Omit all pictures. Copy the rest of the material exactly.

* * *

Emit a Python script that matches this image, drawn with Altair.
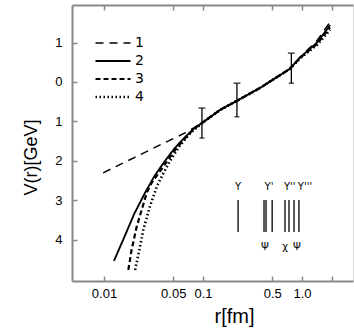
import altair as alt
import pandas as pd

# ---- data ----
r_upper = [0.1, 0.148, 0.226, 0.376, 0.75, 0.955, 1.42, 1.92]
v_upper_1 = [-1.02, -0.71, -0.46, -0.15, 0.33, 0.63, 1.05, 1.52]
v_upper_2 = [-1.02, -0.71, -0.46, -0.15, 0.33, 0.62, 1.00, 1.44]
v_upper_3 = [-1.02, -0.71, -0.46, -0.15, 0.33, 0.61, 0.97, 1.38]
v_upper_4 = [-1.02, -0.71, -0.46, -0.15, 0.33, 0.60, 0.94, 1.32]

r1 = [0.0098, 0.02, 0.04, 0.066, 0.081]
v1 = [-2.30, -1.92, -1.55, -1.29, -1.16]
r2 = [0.0126, 0.0159, 0.0201, 0.0254, 0.0320, 0.0404, 0.0509, 0.0643, 0.0811]
v2 = [-4.53, -3.95, -3.35, -2.85, -2.40, -2.03, -1.70, -1.42, -1.18]
r3 = [0.0176, 0.0190, 0.0214, 0.0240, 0.0270, 0.0303, 0.0368, 0.0464, 0.058, 0.0811]
v3 = [-4.76, -4.25, -3.66, -3.24, -2.81, -2.55, -2.26, -1.90, -1.58, -1.18]
r4 = [0.0206, 0.0231, 0.0249, 0.0291, 0.0341, 0.0385, 0.0464, 0.058, 0.074]
v4 = [-4.76, -4.17, -3.75, -3.15, -2.65, -2.38, -2.00, -1.62, -1.30]

err_r = [0.0975, 0.22, 0.78]
err_lo = [-1.42, -0.88, -0.03]
err_hi = [-0.66, -0.03, 0.73]

spec_r = [0.226, 0.413, 0.433, 0.499, 0.673, 0.738, 0.83, 0.93]
spec_lo = -3.80
spec_hi = -2.99

lab_top_r = [0.226, 0.464, 0.75, 1.07]
lab_top_t = ["Υ", "Υ'", "Υ''", "Υ'''"]
lab_top_v = -2.66
lab_bot_r = [0.423, 0.673, 0.89]
lab_bot_t = ["Ψ", "χ", "Ψ"]
lab_bot_v = -4.18

x_ticks = [0.01, 0.05, 0.1, 0.5, 1.0, 2.0]
y_ticks = [-4, -3, -2, -1, 0, 1]
series_names = ["1", "2", "3", "4"]

# ---- tables ----
rows = []
for name, rr, vv, vu in [("1", r1, v1, v_upper_1), ("2", r2, v2, v_upper_2),
                         ("3", r3, v3, v_upper_3), ("4", r4, v4, v_upper_4)]:
    allr = rr + r_upper
    allv = vv + vu
    for i, (a, b) in enumerate(zip(allr, allv)):
        rows.append({"series": name, "r": a, "V": b, "o": i})
curves = pd.DataFrame(rows)
errs = pd.DataFrame({"r": err_r, "lo": err_lo, "hi": err_hi})
spec = pd.DataFrame({"r": spec_r, "lo": [spec_lo] * len(spec_r), "hi": [spec_hi] * len(spec_r)})
labels = pd.DataFrame({"r": lab_top_r + lab_bot_r,
                       "V": [lab_top_v] * len(lab_top_r) + [lab_bot_v] * len(lab_bot_r),
                       "t": lab_top_t + lab_bot_t})

FONT = "DejaVu Sans"
xscale = alt.Scale(type="log", domain=[0.00475, 3.27], nice=False)
yscale = alt.Scale(domain=[-5.04, 1.95], nice=False, zero=False)

xlabel_expr = "datum.value >= 2 ? '' : (datum.value == 1 ? '1.0' : format(datum.value, '~g'))"

ax_main_x = alt.Axis(orient="bottom", values=x_ticks, labelExpr=xlabel_expr, ticks=False, tickSize=0,
                     domainWidth=2, labelPadding=6, labelFontSize=13, title="r[fm]",
                     titleFontSize=20, titlePadding=6, titleFontWeight="normal",
                     titleX=162, titleAlign="center", grid=False)
ax_main_y = alt.Axis(orient="left", values=y_ticks, labelExpr="format(abs(datum.value), 'd')",
                     ticks=False, tickSize=0, domainWidth=2, labelPadding=10, labelFontSize=13,
                     title="V(r)[GeV]", titleFontSize=18, titlePadding=14, titleFontWeight="normal",
                     titleY=152, titleAlign="center", grid=False)
ax_tick_x = alt.Axis(orient="bottom", values=x_ticks, offset=-5, tickSize=5, tickWidth=1.5,
                     domain=False, labels=False, title=None, grid=False)
ax_tick_y = alt.Axis(orient="left", values=y_ticks, offset=-5, tickSize=5, tickWidth=1.5,
                     domain=False, labels=False, title=None, grid=False)
ax_top_dom = alt.Axis(orient="top", ticks=False, labels=False, domainWidth=2, title=None, grid=False)
ax_top_tick = alt.Axis(orient="top", values=x_ticks, offset=-5, tickSize=5, tickWidth=1.5,
                       domain=False, labels=False, title=None, grid=False)

legend = alt.Legend(orient="none", legendX=22, legendY=31, title=None, symbolType="stroke",
                    symbolSize=1225, clipHeight=14, labelFontSize=14, labelFont=FONT, rowPadding=4,
                    symbolStrokeColor="black", labelOffset=3)

lines = alt.Chart(curves).mark_line(color="black").encode(
    x=alt.X("r:Q", scale=xscale, axis=ax_main_x),
    y=alt.Y("V:Q", scale=yscale, axis=ax_main_y),
    strokeDash=alt.StrokeDash("series:N", scale=alt.Scale(domain=series_names,
                              range=[[8, 6], [1, 0], [5, 3], [1.5, 2.5]]), legend=legend),
    strokeWidth=alt.StrokeWidth("series:N", scale=alt.Scale(domain=series_names,
                                range=[1.5, 2.6, 1.5, 1.5]), legend=legend),
    order="o:Q",
)

err_rules = alt.Chart(errs).mark_rule(color="black", strokeWidth=1.3).encode(
    x=alt.X("r:Q", scale=xscale, axis=ax_tick_x),
    y=alt.Y("lo:Q", scale=yscale, axis=ax_tick_y),
    y2="hi:Q",
)
err_caps = alt.Chart(errs).mark_tick(color="black", orient="horizontal", size=7, thickness=1.5).encode(
    x=alt.X("r:Q", scale=xscale, axis=ax_top_dom),
    y=alt.Y("hi:Q", scale=yscale, axis=None),
)
err_caps2 = alt.Chart(errs).mark_tick(color="black", orient="horizontal", size=5, thickness=1.5).encode(
    x=alt.X("r:Q", scale=xscale, axis=None),
    y=alt.Y("lo:Q", scale=yscale, axis=None),
)
spec_rules = alt.Chart(spec).mark_rule(color="black", strokeWidth=1.3).encode(
    x=alt.X("r:Q", scale=xscale, axis=ax_top_tick),
    y=alt.Y("lo:Q", scale=yscale, axis=None),
    y2="hi:Q",
)
texts = alt.Chart(labels).mark_text(font=FONT, fontSize=10, color="black").encode(
    x=alt.X("r:Q", scale=xscale, axis=None),
    y=alt.Y("V:Q", scale=yscale, axis=None),
    text="t:N",
)

chart = alt.layer(lines, err_rules, err_caps, err_caps2, spec_rules, texts).resolve_axis(
    x="independent", y="independent"
).properties(
    width=281, height=276,
    autosize=alt.AutoSizeParams(type="none"),
    padding={"left": 72, "top": 5, "right": 1, "bottom": 55},
).configure_view(stroke=None).configure_axis(
    labelFont=FONT, titleFont=FONT, labelColor="black", titleColor="black",
    domainColor="black", tickColor="black", titleFontWeight="normal",
).configure(background="white")

chart.save("out.html", embed_options={"renderer": "svg", "actions": False})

* * *

§ **The result**
Emit a Python script that matches this image, drawn with Altair.
import altair as alt
import pandas as pd

# ---- data ----
r_upper = [0.1, 0.148, 0.226, 0.376, 0.75, 0.955, 1.42, 1.92]
v_upper_1 = [-1.02, -0.71, -0.46, -0.15, 0.33, 0.63, 1.05, 1.52]
v_upper_2 = [-1.02, -0.71, -0.46, -0.15, 0.33, 0.62, 1.00, 1.44]
v_upper_3 = [-1.02, -0.71, -0.46, -0.15, 0.33, 0.61, 0.97, 1.38]
v_upper_4 = [-1.02, -0.71, -0.46, -0.15, 0.33, 0.60, 0.94, 1.32]

r1 = [0.0098, 0.02, 0.04, 0.066, 0.081]
v1 = [-2.30, -1.92, -1.55, -1.29, -1.16]
r2 = [0.0126, 0.0159, 0.0201, 0.0254, 0.0320, 0.0404, 0.0509, 0.0643, 0.0811]
v2 = [-4.53, -3.95, -3.35, -2.85, -2.40, -2.03, -1.70, -1.42, -1.18]
r3 = [0.0176, 0.0190, 0.0214, 0.0240, 0.0270, 0.0303, 0.0368, 0.0464, 0.058, 0.0811]
v3 = [-4.76, -4.25, -3.66, -3.24, -2.81, -2.55, -2.26, -1.90, -1.58, -1.18]
r4 = [0.0206, 0.0231, 0.0249, 0.0291, 0.0341, 0.0385, 0.0464, 0.058, 0.074]
v4 = [-4.76, -4.17, -3.75, -3.15, -2.65, -2.38, -2.00, -1.62, -1.30]

err_r = [0.0975, 0.22, 0.78]
err_lo = [-1.42, -0.88, -0.03]
err_hi = [-0.66, -0.03, 0.73]

spec_r = [0.226, 0.413, 0.433, 0.499, 0.673, 0.738, 0.83, 0.93]
spec_lo = -3.80
spec_hi = -2.99

lab_top_r = [0.226, 0.464, 0.75, 1.07]
lab_top_t = ["Υ", "Υ'", "Υ''", "Υ'''"]
lab_top_v = -2.66
lab_bot_r = [0.423, 0.673, 0.89]
lab_bot_t = ["Ψ", "χ", "Ψ"]
lab_bot_v = -4.18

x_ticks = [0.01, 0.05, 0.1, 0.5, 1.0, 2.0]
y_ticks = [-4, -3, -2, -1, 0, 1]
series_names = ["1", "2", "3", "4"]

# ---- tables ----
rows = []
for name, rr, vv, vu in [("1", r1, v1, v_upper_1), ("2", r2, v2, v_upper_2),
                         ("3", r3, v3, v_upper_3), ("4", r4, v4, v_upper_4)]:
    allr = rr + r_upper
    allv = vv + vu
    for i, (a, b) in enumerate(zip(allr, allv)):
        rows.append({"series": name, "r": a, "V": b, "o": i})
curves = pd.DataFrame(rows)
errs = pd.DataFrame({"r": err_r, "lo": err_lo, "hi": err_hi})
spec = pd.DataFrame({"r": spec_r, "lo": [spec_lo] * len(spec_r), "hi": [spec_hi] * len(spec_r)})
labels = pd.DataFrame({"r": lab_top_r + lab_bot_r,
                       "V": [lab_top_v] * len(lab_top_r) + [lab_bot_v] * len(lab_bot_r),
                       "t": lab_top_t + lab_bot_t})

FONT = "DejaVu Sans"
xscale = alt.Scale(type="log", domain=[0.00475, 3.27], nice=False)
yscale = alt.Scale(domain=[-5.04, 1.95], nice=False, zero=False)

xlabel_expr = "datum.value >= 2 ? '' : (datum.value == 1 ? '1.0' : format(datum.value, '~g'))"

ax_main_x = alt.Axis(orient="bottom", values=x_ticks, labelExpr=xlabel_expr, ticks=False, tickSize=0,
                     domainWidth=2, labelPadding=6, labelFontSize=13, title="r[fm]",
                     titleFontSize=20, titlePadding=6, titleFontWeight="normal",
                     titleX=162, titleAlign="center", grid=False)
ax_main_y = alt.Axis(orient="left", values=y_ticks, labelExpr="format(abs(datum.value), 'd')",
                     ticks=False, tickSize=0, domainWidth=2, labelPadding=10, labelFontSize=13,
                     title="V(r)[GeV]", titleFontSize=18, titlePadding=14, titleFontWeight="normal",
                     titleY=152, titleAlign="center", grid=False)
ax_tick_x = alt.Axis(orient="bottom", values=x_ticks, offset=-5, tickSize=5, tickWidth=1.5,
                     domain=False, labels=False, title=None, grid=False)
ax_tick_y = alt.Axis(orient="left", values=y_ticks, offset=-5, tickSize=5, tickWidth=1.5,
                     domain=False, labels=False, title=None, grid=False)
ax_top_dom = alt.Axis(orient="top", ticks=False, labels=False, domainWidth=2, title=None, grid=False)
ax_top_tick = alt.Axis(orient="top", values=x_ticks, offset=-5, tickSize=5, tickWidth=1.5,
                       domain=False, labels=False, title=None, grid=False)

legend = alt.Legend(orient="none", legendX=22, legendY=31, title=None, symbolType="stroke",
                    symbolSize=1225, clipHeight=14, labelFontSize=14, labelFont=FONT, rowPadding=4,
                    symbolStrokeColor="black", labelOffset=3)

lines = alt.Chart(curves).mark_line(color="black").encode(
    x=alt.X("r:Q", scale=xscale, axis=ax_main_x),
    y=alt.Y("V:Q", scale=yscale, axis=ax_main_y),
    strokeDash=alt.StrokeDash("series:N", scale=alt.Scale(domain=series_names,
                              range=[[8, 6], [1, 0], [5, 3], [1.5, 2.5]]), legend=legend),
    strokeWidth=alt.StrokeWidth("series:N", scale=alt.Scale(domain=series_names,
                                range=[1.5, 2.6, 1.5, 1.5]), legend=legend),
    order="o:Q",
)

err_rules = alt.Chart(errs).mark_rule(color="black", strokeWidth=1.3).encode(
    x=alt.X("r:Q", scale=xscale, axis=ax_tick_x),
    y=alt.Y("lo:Q", scale=yscale, axis=ax_tick_y),
    y2="hi:Q",
)
err_caps = alt.Chart(errs).mark_tick(color="black", orient="horizontal", size=7, thickness=1.5).encode(
    x=alt.X("r:Q", scale=xscale, axis=ax_top_dom),
    y=alt.Y("hi:Q", scale=yscale, axis=None),
)
err_caps2 = alt.Chart(errs).mark_tick(color="black", orient="horizontal", size=5, thickness=1.5).encode(
    x=alt.X("r:Q", scale=xscale, axis=None),
    y=alt.Y("lo:Q", scale=yscale, axis=None),
)
spec_rules = alt.Chart(spec).mark_rule(color="black", strokeWidth=1.3).encode(
    x=alt.X("r:Q", scale=xscale, axis=ax_top_tick),
    y=alt.Y("lo:Q", scale=yscale, axis=None),
    y2="hi:Q",
)
texts = alt.Chart(labels).mark_text(font=FONT, fontSize=10, color="black").encode(
    x=alt.X("r:Q", scale=xscale, axis=None),
    y=alt.Y("V:Q", scale=yscale, axis=None),
    text="t:N",
)

chart = alt.layer(lines, err_rules, err_caps, err_caps2, spec_rules, texts).resolve_axis(
    x="independent", y="independent"
).properties(
    width=281, height=276,
    autosize=alt.AutoSizeParams(type="none"),
    padding={"left": 72, "top": 5, "right": 1, "bottom": 55},
).configure_view(stroke=None).configure_axis(
    labelFont=FONT, titleFont=FONT, labelColor="black", titleColor="black",
    domainColor="black", tickColor="black", titleFontWeight="normal",
).configure(background="white")

chart.save("out.html", embed_options={"renderer": "svg", "actions": False})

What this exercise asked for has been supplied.